“Importance of the hidden” is a research paper that investigates the importance of arrival infrastructures in ‘arrival areas’ that emerged due to the complexity of social and cultural multilayering that play a crucial part in newcomers’ adaptation process. Newham, an East London borough with the highest concentration of incoming migrants across the city, had been chosen as a critical study for an in-depth investigation.
Immigration as a process is a very challenging and stressful period in one’s life and not everyone migrating can make it through and get a hold of a new life. The presence of chance encounters, arrival brokers, and people of help provides that emotional and mental support and care that is much needed, especially when your loved ones are thousands of miles away.
Amongst various research methods carried out in the process, the project looks deeply into the interviews conducted as part of the ongoing research by the Arrival Infrastructures and Migrant Newcomers in European Cities (AIMEC) project.
The real-life experiences and struggles of the newcomers laid out the foundation for this project and the development of the architectural illustrations. The drawings showcase real-life buildings located in Newham: Stratford Library and a local shop located by the East Ham station; they are both perceived as arrival infrastructures where ‘fluid’ connections are born.

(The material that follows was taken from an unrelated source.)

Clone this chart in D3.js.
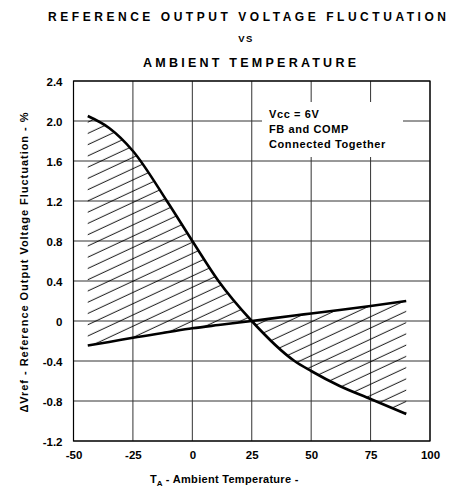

The potential of these informal infrastructures lies in providing more information about public services through libraries, schools, shops, language centres or places of religion and identifying the main arrival trajectories of newcomers, thus making the distribution of information more effective.
Despite the presence of transnational networks and support connections, as well as an abundance of digital information, the reality of migration and settlement is still tied to a physical place and shaped by the existence of people, buildings and urban spaces where new forms of cultural diversity can be formed and promoted.